『名探偵コナン』ラム編は大きな転換点となるーーかつてない展開となった最新103巻を読み解く

 このラム編について特筆すべきなのは、脇田の正体がラムであるということを、コナンよりも先に我々読者が知ってしまったという点だ。これまでのベルモット編、バーボン編のいずれも各シリーズにおける組織メンバーの正体が読者に提示されたのは、コナンがその正体を知るのと同じタイミングであった。先立って読者がそのシリーズの核となるキャラクターの正体を知るという、これまでにない展開のラム編。果たしてコナンが脇田の正体にいつ気がつくのか。はたまた正体に気が付いたという描写が作中で描かれていないだけで、コナンは既に気付いているのか。最新刊である103巻では脇田とコナンが意味ありげに会話するシーンも描かれている。いずれ描かれるコナンが脇田の正体に気付く展開は、今後の『名探偵コナン』という作品の大きな転換点となるだろう。

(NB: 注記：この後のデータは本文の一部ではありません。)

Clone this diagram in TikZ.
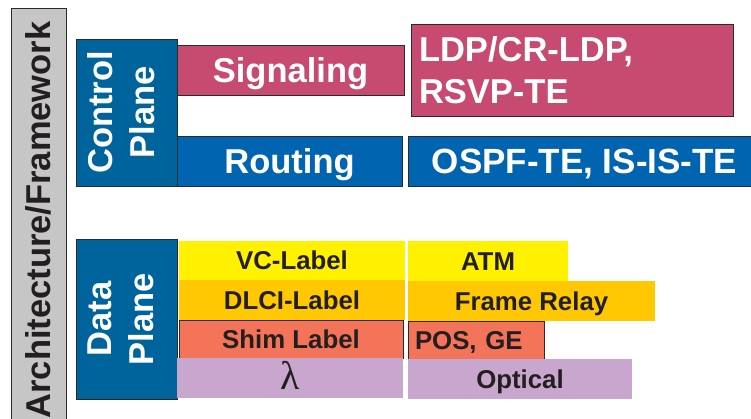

 さらに今後のラム編の展開を考えるうえで注目したいのは若狭留美の動向だ。ラム候補のひとりであった若狭。脇田=ラムが確定した今もなお、その正体はベールに包まれたままだ。APTX4869の被験者リストにその名前が記載され、17年前に殺害された羽田浩司の事件に若狭が関与しているとされているが、その真実は未だに謎のまま。今秋発売予定の104巻では若狭の正体や目的が明らかになるのか。ぜひこの夏は『名探偵コナン』を読みながら、来たる新刊への期待を膨らませてほしい。